[start]

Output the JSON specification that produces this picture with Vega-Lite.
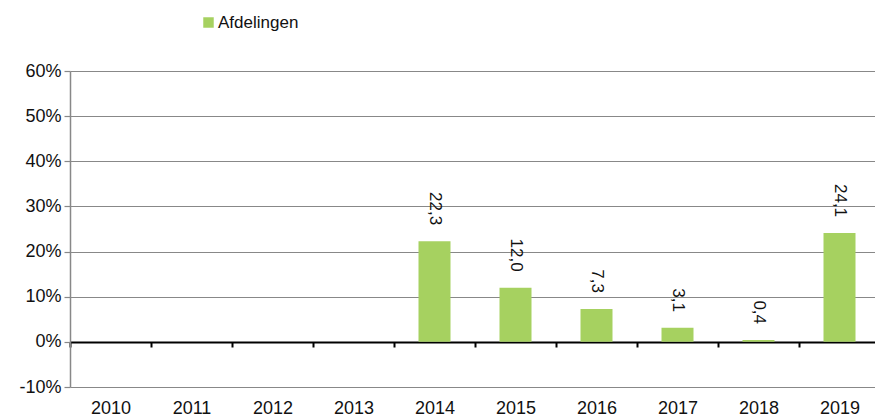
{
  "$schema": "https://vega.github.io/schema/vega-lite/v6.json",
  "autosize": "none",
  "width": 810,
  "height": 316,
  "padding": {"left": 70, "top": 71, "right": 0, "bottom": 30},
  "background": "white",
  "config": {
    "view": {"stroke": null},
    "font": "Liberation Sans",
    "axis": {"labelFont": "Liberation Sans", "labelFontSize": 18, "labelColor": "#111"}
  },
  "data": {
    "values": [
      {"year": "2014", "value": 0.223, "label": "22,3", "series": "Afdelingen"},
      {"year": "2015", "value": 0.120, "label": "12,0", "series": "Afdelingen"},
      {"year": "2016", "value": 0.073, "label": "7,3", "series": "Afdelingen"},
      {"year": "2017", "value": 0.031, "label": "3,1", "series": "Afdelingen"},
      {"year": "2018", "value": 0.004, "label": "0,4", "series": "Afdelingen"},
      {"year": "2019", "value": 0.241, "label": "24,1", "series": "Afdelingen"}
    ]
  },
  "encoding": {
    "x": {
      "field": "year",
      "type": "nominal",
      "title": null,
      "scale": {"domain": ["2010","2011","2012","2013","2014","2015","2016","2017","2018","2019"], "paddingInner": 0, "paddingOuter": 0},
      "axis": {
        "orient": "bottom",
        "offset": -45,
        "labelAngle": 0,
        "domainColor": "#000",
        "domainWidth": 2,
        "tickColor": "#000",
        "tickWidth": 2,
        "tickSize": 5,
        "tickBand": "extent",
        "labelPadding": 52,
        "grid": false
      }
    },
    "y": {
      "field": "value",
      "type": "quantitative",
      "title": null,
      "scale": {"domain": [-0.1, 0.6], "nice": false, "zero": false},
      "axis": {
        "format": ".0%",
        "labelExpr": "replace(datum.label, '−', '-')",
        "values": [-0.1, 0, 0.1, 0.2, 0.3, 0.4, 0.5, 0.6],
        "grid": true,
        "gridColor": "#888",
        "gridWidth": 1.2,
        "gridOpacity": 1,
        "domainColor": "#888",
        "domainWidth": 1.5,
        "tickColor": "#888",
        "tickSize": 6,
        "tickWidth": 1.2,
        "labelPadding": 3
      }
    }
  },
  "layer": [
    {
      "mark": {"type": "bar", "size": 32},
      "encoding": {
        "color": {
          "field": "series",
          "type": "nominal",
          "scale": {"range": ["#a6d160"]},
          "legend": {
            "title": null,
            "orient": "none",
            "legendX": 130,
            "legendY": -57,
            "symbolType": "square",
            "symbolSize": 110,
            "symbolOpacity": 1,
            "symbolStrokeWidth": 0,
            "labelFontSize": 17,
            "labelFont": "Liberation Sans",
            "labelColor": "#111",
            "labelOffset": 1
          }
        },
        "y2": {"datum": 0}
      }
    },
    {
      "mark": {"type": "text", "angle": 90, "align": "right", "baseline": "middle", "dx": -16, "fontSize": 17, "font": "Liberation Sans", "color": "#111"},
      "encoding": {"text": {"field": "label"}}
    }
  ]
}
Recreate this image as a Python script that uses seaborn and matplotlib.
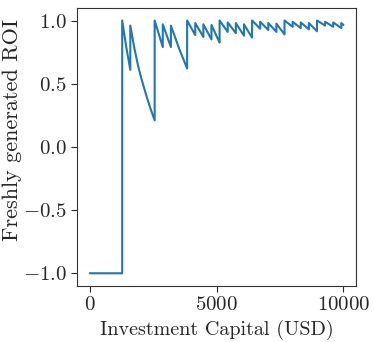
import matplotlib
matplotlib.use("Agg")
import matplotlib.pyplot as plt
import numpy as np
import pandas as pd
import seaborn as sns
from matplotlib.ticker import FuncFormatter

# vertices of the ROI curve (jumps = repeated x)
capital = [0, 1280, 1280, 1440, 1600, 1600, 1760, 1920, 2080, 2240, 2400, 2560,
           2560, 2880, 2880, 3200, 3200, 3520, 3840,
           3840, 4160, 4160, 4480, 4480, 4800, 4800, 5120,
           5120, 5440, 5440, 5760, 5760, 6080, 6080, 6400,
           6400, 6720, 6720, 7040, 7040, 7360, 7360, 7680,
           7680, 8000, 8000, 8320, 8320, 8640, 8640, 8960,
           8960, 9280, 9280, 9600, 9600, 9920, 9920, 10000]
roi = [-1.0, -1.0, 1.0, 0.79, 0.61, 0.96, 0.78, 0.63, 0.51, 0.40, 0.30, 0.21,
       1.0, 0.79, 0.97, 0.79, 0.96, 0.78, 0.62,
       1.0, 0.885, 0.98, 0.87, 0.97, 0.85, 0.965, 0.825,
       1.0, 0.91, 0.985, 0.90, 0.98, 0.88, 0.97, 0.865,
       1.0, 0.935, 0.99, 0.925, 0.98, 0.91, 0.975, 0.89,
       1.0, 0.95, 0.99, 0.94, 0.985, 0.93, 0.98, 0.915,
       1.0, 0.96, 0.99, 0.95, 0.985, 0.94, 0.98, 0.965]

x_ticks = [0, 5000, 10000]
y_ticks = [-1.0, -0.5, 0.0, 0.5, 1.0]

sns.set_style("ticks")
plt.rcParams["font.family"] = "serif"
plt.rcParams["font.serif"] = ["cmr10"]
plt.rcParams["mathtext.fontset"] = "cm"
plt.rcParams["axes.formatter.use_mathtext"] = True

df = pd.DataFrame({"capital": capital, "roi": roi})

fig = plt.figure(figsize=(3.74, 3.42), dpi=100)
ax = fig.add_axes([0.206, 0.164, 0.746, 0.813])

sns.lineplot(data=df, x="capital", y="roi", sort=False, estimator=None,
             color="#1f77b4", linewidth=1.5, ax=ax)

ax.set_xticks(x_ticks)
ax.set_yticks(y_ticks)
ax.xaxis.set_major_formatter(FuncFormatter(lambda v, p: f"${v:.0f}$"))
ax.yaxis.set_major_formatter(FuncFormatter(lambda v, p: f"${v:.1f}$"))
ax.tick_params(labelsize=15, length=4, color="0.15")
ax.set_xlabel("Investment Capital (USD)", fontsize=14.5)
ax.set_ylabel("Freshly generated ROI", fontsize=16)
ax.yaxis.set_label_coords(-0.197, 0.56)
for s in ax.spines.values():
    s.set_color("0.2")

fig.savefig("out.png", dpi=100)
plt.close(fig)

[end]

Leave the pictures out and reproduce all of the records exactly.

Output the JSON specification that produces this picture with Vega-Lite.
{
  "$schema": "https://vega.github.io/schema/vega-lite/v6.json",
  "autosize": "none",
  "width": 810,
  "height": 316,
  "padding": {"left": 70, "top": 71, "right": 0, "bottom": 30},
  "background": "white",
  "config": {
    "view": {"stroke": null},
    "font": "Liberation Sans",
    "axis": {"labelFont": "Liberation Sans", "labelFontSize": 18, "labelColor": "#111"}
  },
  "data": {
    "values": [
      {"year": "2014", "value": 0.223, "label": "22,3", "series": "Afdelingen"},
      {"year": "2015", "value": 0.120, "label": "12,0", "series": "Afdelingen"},
      {"year": "2016", "value": 0.073, "label": "7,3", "series": "Afdelingen"},
      {"year": "2017", "value": 0.031, "label": "3,1", "series": "Afdelingen"},
      {"year": "2018", "value": 0.004, "label": "0,4", "series": "Afdelingen"},
      {"year": "2019", "value": 0.241, "label": "24,1", "series": "Afdelingen"}
    ]
  },
  "encoding": {
    "x": {
      "field": "year",
      "type": "nominal",
      "title": null,
      "scale": {"domain": ["2010","2011","2012","2013","2014","2015","2016","2017","2018","2019"], "paddingInner": 0, "paddingOuter": 0},
      "axis": {
        "orient": "bottom",
        "offset": -45,
        "labelAngle": 0,
        "domainColor": "#000",
        "domainWidth": 2,
        "tickColor": "#000",
        "tickWidth": 2,
        "tickSize": 5,
        "tickBand": "extent",
        "labelPadding": 52,
        "grid": false
      }
    },
    "y": {
      "field": "value",
      "type": "quantitative",
      "title": null,
      "scale": {"domain": [-0.1, 0.6], "nice": false, "zero": false},
      "axis": {
        "format": ".0%",
        "labelExpr": "replace(datum.label, '−', '-')",
        "values": [-0.1, 0, 0.1, 0.2, 0.3, 0.4, 0.5, 0.6],
        "grid": true,
        "gridColor": "#888",
        "gridWidth": 1.2,
        "gridOpacity": 1,
        "domainColor": "#888",
        "domainWidth": 1.5,
        "tickColor": "#888",
        "tickSize": 6,
        "tickWidth": 1.2,
        "labelPadding": 3
      }
    }
  },
  "layer": [
    {
      "mark": {"type": "bar", "size": 32},
      "encoding": {
        "color": {
          "field": "series",
          "type": "nominal",
          "scale": {"range": ["#a6d160"]},
          "legend": {
            "title": null,
            "orient": "none",
            "legendX": 130,
            "legendY": -57,
            "symbolType": "square",
            "symbolSize": 110,
            "symbolOpacity": 1,
            "symbolStrokeWidth": 0,
            "labelFontSize": 17,
            "labelFont": "Liberation Sans",
            "labelColor": "#111",
            "labelOffset": 1
          }
        },
        "y2": {"datum": 0}
      }
    },
    {
      "mark": {"type": "text", "angle": 90, "align": "right", "baseline": "middle", "dx": -16, "fontSize": 17, "font": "Liberation Sans", "color": "#111"},
      "encoding": {"text": {"field": "label"}}
    }
  ]
}
Recreate this image as a Python script that uses seaborn and matplotlib.
import matplotlib
matplotlib.use("Agg")
import matplotlib.pyplot as plt
import numpy as np
import pandas as pd
import seaborn as sns
from matplotlib.ticker import FuncFormatter

# vertices of the ROI curve (jumps = repeated x)
capital = [0, 1280, 1280, 1440, 1600, 1600, 1760, 1920, 2080, 2240, 2400, 2560,
           2560, 2880, 2880, 3200, 3200, 3520, 3840,
           3840, 4160, 4160, 4480, 4480, 4800, 4800, 5120,
           5120, 5440, 5440, 5760, 5760, 6080, 6080, 6400,
           6400, 6720, 6720, 7040, 7040, 7360, 7360, 7680,
           7680, 8000, 8000, 8320, 8320, 8640, 8640, 8960,
           8960, 9280, 9280, 9600, 9600, 9920, 9920, 10000]
roi = [-1.0, -1.0, 1.0, 0.79, 0.61, 0.96, 0.78, 0.63, 0.51, 0.40, 0.30, 0.21,
       1.0, 0.79, 0.97, 0.79, 0.96, 0.78, 0.62,
       1.0, 0.885, 0.98, 0.87, 0.97, 0.85, 0.965, 0.825,
       1.0, 0.91, 0.985, 0.90, 0.98, 0.88, 0.97, 0.865,
       1.0, 0.935, 0.99, 0.925, 0.98, 0.91, 0.975, 0.89,
       1.0, 0.95, 0.99, 0.94, 0.985, 0.93, 0.98, 0.915,
       1.0, 0.96, 0.99, 0.95, 0.985, 0.94, 0.98, 0.965]

x_ticks = [0, 5000, 10000]
y_ticks = [-1.0, -0.5, 0.0, 0.5, 1.0]

sns.set_style("ticks")
plt.rcParams["font.family"] = "serif"
plt.rcParams["font.serif"] = ["cmr10"]
plt.rcParams["mathtext.fontset"] = "cm"
plt.rcParams["axes.formatter.use_mathtext"] = True

df = pd.DataFrame({"capital": capital, "roi": roi})

fig = plt.figure(figsize=(3.74, 3.42), dpi=100)
ax = fig.add_axes([0.206, 0.164, 0.746, 0.813])

sns.lineplot(data=df, x="capital", y="roi", sort=False, estimator=None,
             color="#1f77b4", linewidth=1.5, ax=ax)

ax.set_xticks(x_ticks)
ax.set_yticks(y_ticks)
ax.xaxis.set_major_formatter(FuncFormatter(lambda v, p: f"${v:.0f}$"))
ax.yaxis.set_major_formatter(FuncFormatter(lambda v, p: f"${v:.1f}$"))
ax.tick_params(labelsize=15, length=4, color="0.15")
ax.set_xlabel("Investment Capital (USD)", fontsize=14.5)
ax.set_ylabel("Freshly generated ROI", fontsize=16)
ax.yaxis.set_label_coords(-0.197, 0.56)
for s in ax.spines.values():
    s.set_color("0.2")

fig.savefig("out.png", dpi=100)
plt.close(fig)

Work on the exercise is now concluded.